In an intimate setting Peter Dundas showed his SS17 collection for Roberto Cavalli. The mood of the show was to be a blend of cultural aspects and references such as Native American prints and fabrics, traveling Victorian pioneers, and animal prints from Africa. All which became apparent as models walked the narrow runway sporting garments in a mix mosh of prints and colors.
Though the mood was a mix, 70’s styles held strong throughout the show. Patchwork and embroidery met in merriment on denim flares that were paired with sun bleached striped blazers and vests. Long fringed kimonos in dusty colors bore Navajo inspired prints and were paired with skinny flares and wooden clogs. Models sported oversized sunset tinted sunglasses and long thin neck tie scarves.

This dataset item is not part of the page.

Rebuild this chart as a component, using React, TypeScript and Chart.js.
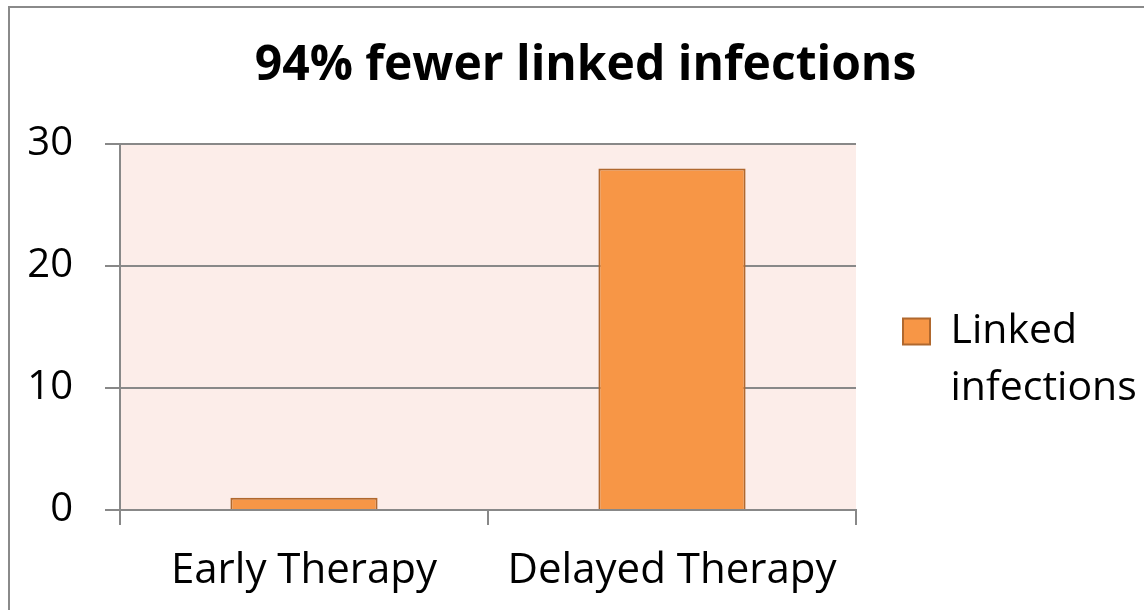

Staying true to his personal aesthetic is something to be said about Peter Dundas. Every season he shows a collection that is his interpretation of Cavalli. He is a master at mixing prints and textures and in this SS collection he effortlessly blends jaguar prints, floral embroidery and corset lacing to create gorgeous maxi dresses and gowns in paper thin fabrics. A sheer polka dotted maxi with navy embroidery breezed down the runway as its high low hem cascaded behind it. Another sheer gown stood out with its high neck collar and all over western inspired beading. Both looks were styled with supple brown leather boots that added a traveler vibe to the otherwise high end gowns.